/practice/journal-club / 2013
TAPS: Preoperative Transfusion in Sickle Cell Disease
Howard J et al. The Transfusion Alternatives Preoperatively in Sickle Cell Disease (TAPS) study. Lancet 2013;381:930-938.
sickle-cell · transfusion · preoperative · hematology
Hook
Simple preop transfusion to Hb 10 cut serious complications by 60% in moderate-risk surgery.
Population, Intervention, Comparison, Outcome
- Population
- 67 patients with HbSS or HbSβ⁰ thalassemia undergoing low-/medium-risk surgery (cholecystectomy, ortho, ENT) at 17 UK + Netherlands centers.
- Intervention
- Simple preop transfusion to Hb ≥10 g/dL within 10 days of surgery.
- Comparison
- No transfusion.
- Outcome
- Composite of clinically important complications (acute chest, vaso-occlusive crisis, stroke, transfusion reaction) within 30 days.
Methods
Open-label RCT. Trial halted early at scheduled interim analysis for clear benefit. Stratified by surgery risk + center.
Findings
- Composite complications: 39% no-transfusion vs 15% transfusion (OR 3.81, 95% CI 1.24-11.7, P=0.013) — trial stopped.

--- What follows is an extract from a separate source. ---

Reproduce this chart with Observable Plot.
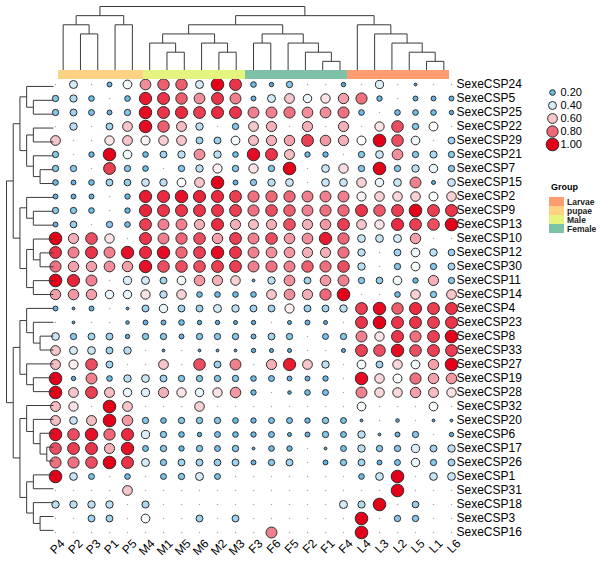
<!DOCTYPE html>
<html><head><meta charset="utf-8">
<script src="https://cdn.jsdelivr.net/npm/d3@7"></script>
<script src="https://cdn.jsdelivr.net/npm/@observablehq/plot@0.6"></script>
<style>
body{margin:0;background:#fff;}
#wrap{position:relative;width:600px;height:563px;overflow:hidden;}
#wrap svg{position:absolute;left:0;top:0;}
</style></head><body><div id="wrap"></div>
<script>
// ---------- data ----------
const columns = ["P4","P2","P3","P1","P5","M4","M1","M5","M6","M2","M3","F3","F6","F5","F2","F1","F4","L4","L3","L2","L5","L1","L6"];
const columnGroup = ["pupae","pupae","pupae","pupae","pupae","Male","Male","Male","Male","Male","Male","Female","Female","Female","Female","Female","Female","Larvae","Larvae","Larvae","Larvae","Larvae","Larvae"];
const groupNames = ["Larvae","pupae","Male","Female"];
const groupColors = ["#FD9C70","#FDD283","#E4F47F","#7DC2A6"];
const rows = ["SexeCSP24","SexeCSP5","SexeCSP25","SexeCSP22","SexeCSP29","SexeCSP21","SexeCSP7","SexeCSP15","SexeCSP2","SexeCSP9","SexeCSP13","SexeCSP10","SexeCSP12","SexeCSP30","SexeCSP11","SexeCSP14","SexeCSP4","SexeCSP23","SexeCSP8","SexeCSP33","SexeCSP27","SexeCSP19","SexeCSP28","SexeCSP32","SexeCSP20","SexeCSP6","SexeCSP17","SexeCSP26","SexeCSP1","SexeCSP31","SexeCSP18","SexeCSP3","SexeCSP16"];
const legendValues = [0.2, 0.4, 0.6, 0.8, 1.0];

// values per row, in column order
const csp24 = [0,0.4,0,0.15,0.48,0.72,0.82,0.82,0.4,1.0,0.9,0.2,0.12,0.25,0,0,0.12,0,0.42,0,0.05,0,0];
const csp5  = [0.25,0.33,0.2,0,0.2,0.95,0.9,0.82,0.72,0.9,0.75,0.15,0.4,0.6,0.45,0.55,0.68,0.78,0.18,0,0.15,0.15,0.15];
const csp25 = [0.25,0.3,0.22,0.15,0.25,0.98,0.9,0.92,0.88,0.92,0.9,0.75,0.75,0.78,0.72,0.72,0.78,0.2,0,0.2,0.2,0.2,0.12];
const csp22 = [0,0.35,0,0.3,0.6,0.98,0.82,0.62,0.35,0,0.25,0.6,0.65,0,0.65,0,0.65,0,0.55,0.85,0.25,0.5,0];
const csp29 = [0.6,0,0,0.55,0.6,0.52,0.58,0.6,0.3,0.3,0.48,0.62,0.65,0.68,0.88,0.7,0.65,0.5,1.0,0.85,0.47,0,0.3];
const csp21 = [0.25,0,0.18,1.0,0.47,0.2,0.3,0.35,0.72,0.35,0.2,0.98,0.9,0.62,0.18,0.18,0,0.25,0.38,0.72,0.25,0.32,0.25];
const csp7  = [0.25,0.25,0,0.88,0.25,0.2,0,0.25,0.35,0.53,0.25,0.55,0.25,1.0,0,0.38,0.56,0.25,1.0,0.25,0.35,0.45,0.25];
const csp15 = [0.2,0.15,0.2,0.3,0.28,0.38,0.35,0.48,0.6,1.0,0.15,0.25,0.35,0.38,0,0.38,0.38,0.58,0.45,0.38,0.75,0.1,0.38];
const csp2  = [0.15,0.15,0.15,0,0.18,0.95,0.92,0.97,0.93,0.92,0.88,0.78,0.8,0.8,0.75,0.75,0.75,0.52,0.58,0.57,0.58,0.5,0.58];
const csp9  = [0.25,0.25,0.2,0,0.18,0.93,0.9,0.9,0.9,0.9,0.88,0.78,0.85,0.82,0.75,0.78,0.8,0.9,0.83,0.88,1.0,0.88,0.9];
const csp13 = [0.15,0.28,0,0.25,0.2,0.88,0.75,0.75,0.65,0.92,0.65,0.62,0.65,0.85,0.65,0.7,0.88,0.6,0.55,0.92,0.88,0.85,1.0];
const csp10 = [1.0,0.65,0.85,0.55,0,0.9,0.75,0.8,0.85,0.68,0.88,0.75,0.85,0.7,0.72,0.95,0.8,0.38,0.38,0.4,0.68,0,0];
const csp12 = [0.9,0.75,0.9,0.75,0.97,0.92,0.98,0.8,0.88,0.98,0.9,0.75,0.72,0.7,0.65,0.65,0.78,0.35,0,0.3,0.47,0.35,0.28];
const csp30 = [0.78,0.68,0.68,0.72,0.68,0.97,0.85,0.85,0.85,0.88,0.88,0.75,0.78,0.75,0.82,0.78,0.85,0.35,0,0.25,0.48,0.25,0.3];
const csp11 = [1.0,0.93,0.75,0,0.42,0.4,0.3,0.47,0.7,0.65,0.58,0.05,0.35,0.72,0.3,0.7,0.75,0.25,0.28,0.47,0.18,0.65,0.25];
const csp14 = [0.68,0.7,0.68,0.45,0.45,0.55,0.35,0.58,0.2,0.2,0.2,0.2,0.6,0.72,0.65,0.8,1.0,0,0,0.2,0.58,0.25,0.6];
const csp4  = [0.15,0.05,0.15,0,0.05,0.3,0.45,0.3,0.3,0.4,0.35,0.3,0.3,0.53,0.3,0.3,0.35,0.88,0.98,0.82,0.92,0.88,0.9];
const csp23 = [0,0.05,0,0,0.08,0.15,0.15,0.2,0.12,0.12,0.1,0.12,0,0.1,0.15,0.1,0,0.9,1.0,0.9,0.9,0.88,0.9];
const csp8  = [0.38,0.25,0.3,0.3,0.12,0.25,0.25,0.15,0.25,0.25,0.25,0.15,0.3,0.25,0,0.22,0.25,0.75,0.55,0.9,0.78,0.88,1.0];
const csp33 = [0.6,0.4,0.38,0.3,0.35,0,0.05,0,0.05,0.05,0.05,0.12,0.1,0.1,0,0,0.1,0.88,0.85,0.98,0.85,0.88,0.88];
const csp27 = [0.62,0.53,0.85,0.3,0,0,0.6,0,0.85,0.3,0.75,0,0.65,0.95,0.6,0.35,0,0.48,0.3,0.57,0.48,0.68,1.0];
const csp19 = [1.0,0.12,0.75,0.2,0.35,0.38,0.3,0.25,0.25,0.25,0.25,0.2,0.22,0.15,0.15,0.18,0,0.98,0.57,0.5,0.78,0.68,0.7];
const csp28 = [1.0,0.6,0.88,0.62,0.45,0.42,0.65,0.55,0.45,0.55,0.7,0.18,0,0.08,0.2,0.22,0,0.75,0.57,0.57,0.68,0.62,0.55];
const csp32 = [0.62,0.55,0,1.0,0.6,0,0,0,0.58,0,0,0,0,0,0,0,0,0.48,0,0,0,0.48,0];
const csp20 = [0.62,0.38,0.62,1.0,0.7,0.25,0.2,0.25,0.25,0.25,0.2,0.18,0.22,0.22,0.18,0.25,0.22,0.05,0,0.08,0,0.05,0.05];
const csp6  = [0.98,0.85,0.97,0.8,0.92,0.42,0.25,0.2,0.12,0.22,0.2,0.18,0.22,0.1,0.15,0.25,0.22,0.35,0.05,0.15,0.25,0,0.12];
const csp17 = [0.85,0.88,0.9,0.65,0.97,0.22,0.25,0.18,0.25,0.22,0.25,0.05,0.2,0.18,0,0.05,0.22,0.35,0.25,0.25,0.42,0.3,0.35];
const csp26 = [0.78,0.78,0.85,1.0,0.9,0.4,0.25,0.3,0.3,0.28,0.3,0.15,0.25,0.3,0,0.15,0.25,0.3,0.15,0.22,0.45,0.25,0.3];
const csp1  = [1.0,0.38,0.22,0,0.2,0,0.22,0.25,0.4,0.22,0,0,0,0,0,0,0,0.2,0.38,1.0,0,0.38,0.38];
const csp31 = [0,0,0,0,0.6,0,0,0,0,0,0,0,0,0,0,0,0,0,0,1.0,0,0,0];
const csp18 = [0.35,0.35,0.35,0.35,0,0.32,0,0,0,0,0,0,0,0,0,0,0.4,0.33,1.0,0,0.28,0,0];
const csp3  = [0,0,0.3,0.3,0,0.48,0,0,0.3,0,0.3,0,0,0,0,0,0,1.0,0,0.25,0.25,0,0];
const csp16 = [0,0,0,0,0,0,0,0,0,0,0,0,0.75,0,0,0,0,1.0,0,0,0,0,0];
const matrix = [csp24,csp5,csp25,csp22,csp29,csp21,csp7,csp15,csp2,csp9,csp13,csp10,csp12,csp30,csp11,csp14,csp4,csp23,csp8,csp33,csp27,csp19,csp28,csp32,csp20,csp6,csp17,csp26,csp1,csp31,csp18,csp3,csp16];

// dendrogram topologies (nested pairs)
const columnTree = [[["P4",["P2","P3"]],["P1","P5"]],
  [[[["M4",["M1","M5"]],["M6",["M2","M3"]]],[["F3","F6"],["F5",["F2",["F1","F4"]]]]],
   ["L4",["L3",["L2",["L5",["L1","L6"]]]]]]];
const S = n => "SexeCSP" + n;
const rowTree = [
  [[[S(24),[S(5),S(25)]],[[S(22),S(29)],[S(21),[S(7),S(15)]]]],
   [[S(2),[S(9),S(13)]],[[S(10),[S(12),S(30)]],[S(11),S(14)]]]],
  [[[S(4),[S(23),[S(8),S(33)]]],[S(27),[S(19),S(28)]]],
   [[S(32),[S(20),[S(6),[S(17),S(26)]]]],
    [[S(1),S(31)],[S(18),[S(3),S(16)]]]]]
];

// ---------- helpers ----------
function layoutTree(tree, order) {
  const pos = new Map(order.map((k, i) => [k, i]));
  let maxD = 0;
  function walk(n, d) {
    if (typeof n === "string") return {p: pos.get(n), d, leaf: true};
    const a = walk(n[0], d + 1), b = walk(n[1], d + 1);
    maxD = Math.max(maxD, d);
    return {p: (a.p + b.p) / 2, d, kids: [a, b]};
  }
  const root = walk(tree, 0);
  const leafD = maxD + 1;
  const segs = [];
  (function emit(n) {
    if (!n.kids) return;
    const [a, b] = n.kids;
    segs.push({p1: a.p, d1: n.d, p2: b.p, d2: n.d});
    for (const c of n.kids) {
      segs.push({p1: c.p, d1: n.d, p2: c.p, d2: c.kids ? c.d : leafD});
      emit(c);
    }
  })(root);
  return {segs, leafD};
}

const W = 600, H = 563;
const gridX = [54, 452], gridY = [79, 536.8];
const font = '"Liberation Sans", Arial, sans-serif';
const baseStyle = {background: "transparent", fontFamily: font, fontSize: "12px", color: "#000", overflow: "visible"};
const rScale = {type: "sqrt", domain: [0, 1], range: [0, 6.3]};
const colorScale = {type: "linear", domain: [0, 0.2, 0.4, 0.5, 0.6, 0.8, 1],
  range: ["#3a9ad8", "#6cbbe8", "#d4ebf8", "#ffffff", "#f7c6cb", "#ee6878", "#e5001a"]};

const cells = [];
rows.forEach((r, i) => columns.forEach((c, j) => cells.push({row: r, col: c, v: matrix[i][j]})));

const wrap = document.getElementById("wrap");

// ---------- main bubble grid ----------
wrap.append(Plot.plot({
  width: W, height: H, style: baseStyle,
  marginLeft: gridX[0], marginRight: W - gridX[1], marginTop: gridY[0], marginBottom: H - gridY[1],
  x: {domain: columns, range: gridX, padding: 0, axis: null},
  y: {domain: rows, range: gridY, padding: 0, axis: "right", tickSize: 0, tickPadding: 4, label: null},
  r: rScale, color: colorScale,
  marks: [
    Plot.dot(cells.filter(d => d.v === 0), {x: "col", y: "row", r: 0.75, fill: "#a8a8a8"}),
    Plot.dot(cells.filter(d => d.v > 0), {x: "col", y: "row", r: "v", fill: "v", stroke: "#2a2a2a", strokeWidth: 1}),
    Plot.text(columns, {x: d => d, frameAnchor: "bottom", rotate: -45, textAnchor: "end", dx: 10, dy: 7, fontSize: 12, fill: "#000"})
  ]
}));

// ---------- column dendrogram ----------
const ct = layoutTree(columnTree, columns);
wrap.append(Plot.plot({
  width: W, height: H, style: baseStyle,
  x: {domain: [-0.5, columns.length - 0.5], range: gridX, axis: null},
  y: {domain: [0, ct.leafD], range: [6, 70], axis: null},
  marks: [Plot.link(ct.segs, {x1: "p1", y1: "d1", x2: "p2", y2: "d2", stroke: "#3a3a3a", strokeWidth: 1})]
}));

// ---------- row dendrogram ----------
const rt = layoutTree(rowTree, rows);
wrap.append(Plot.plot({
  width: W, height: H, style: baseStyle,
  x: {domain: [0, rt.leafD], range: [6, 53], axis: null},
  y: {domain: [-0.5, rows.length - 0.5], range: gridY, axis: null},
  marks: [Plot.link(rt.segs, {x1: "d1", y1: "p1", x2: "d2", y2: "p2", stroke: "#3a3a3a", strokeWidth: 1})]
}));

// ---------- group colour bar ----------
wrap.append(Plot.plot({
  width: W, height: H, style: baseStyle,
  marginTop: 70, marginBottom: H - 79, marginLeft: gridX[0], marginRight: W - gridX[1],
  x: {domain: columns, range: gridX, padding: 0, axis: null},
  color: {domain: groupNames, range: groupColors},
  marks: [Plot.cell(columns, {x: d => d, fill: (d, i) => columnGroup[i], inset: 0})]
}));

// ---------- size / colour legend ----------
wrap.append(Plot.plot({
  width: W, height: H, style: baseStyle,
  x: {type: "point", domain: ["k"], range: [552, 552], axis: null},
  y: {type: "point", domain: legendValues, range: [84, 151], axis: null},
  r: rScale, color: colorScale,
  marks: [
    Plot.dot(legendValues, {x: () => "k", y: d => d, r: d => d, fill: d => d, stroke: "#2a2a2a", strokeWidth: 1}),
    Plot.text(legendValues, {x: () => "k", y: d => d, text: d => d.toFixed(2), dx: 8, textAnchor: "start", fontSize: 11, fill: "#000"})
  ]
}));

// ---------- group legend ----------
wrap.append(Plot.plot({
  width: W, height: H, style: baseStyle,
  x: {type: "band", domain: ["k"], range: [548.5, 563.5], padding: 0, axis: null},
  y: {type: "band", domain: groupNames, range: [196.5, 233.5], padding: 0, axis: null},
  color: {domain: groupNames, range: groupColors},
  marks: [
    Plot.cell(groupNames, {x: () => "k", y: d => d, fill: d => d, inset: 0}),
    Plot.text(groupNames, {x: () => "k", y: d => d, text: d => d, dx: 10, textAnchor: "start", fontSize: 8.5, fontWeight: "bold", fill: "#222"}),
    Plot.text(["Group"], {x: () => "k", y: () => groupNames[0], text: d => d, dx: -6, dy: -15, textAnchor: "start", fontSize: 9, fontWeight: "bold", fill: "#000"})
  ]
}));
</script></body></html>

- Acute chest syndrome: 27% vs 3%.
- Total transfusion-related complications were similar — preop transfusion did not cause excess delayed hemolytic reactions in the modest sample.
Clinical takeaway
Pre-op simple transfusion to Hb 10 g/dL reduces sickle cell complications in low-/medium-risk surgery — now standard of care in major centers. Reserve EXCHANGE transfusion to HbS <30% for high-risk surgery (cardiac, cranial, major vascular) per ASH 2020. For low-risk same-day procedures (myringotomy, dental), no transfusion is reasonable. Always continue hydroxyurea, maintain normothermia + euvolemia + normoxia + adequate analgesia regardless of transfusion strategy. Watch for acute chest post-op (#1 cause of perioperative death).
Limitations
- Small (67 patients) — early stopping makes effect size estimate uncertain.
- Excluded high-risk surgery — generalizability to cardiac/cranial/major vascular is limited.
- UK + Dutch population — different baseline alloimmunization rates than US sickle cell populations.
- Pre-hydroxyurea-era practice may understate baseline VOC rate.
Discussion questions
- Is your sickle cell preop pathway: simple-to-10 for low/medium, exchange-to-30% for high-risk? Or institutional variation?
- How do you handle the alloimmunized patient where transfusion carries delayed hemolytic reaction risk?
- Should ALL sickle cell patients have hematology preop consult, or only those needing transfusion decision?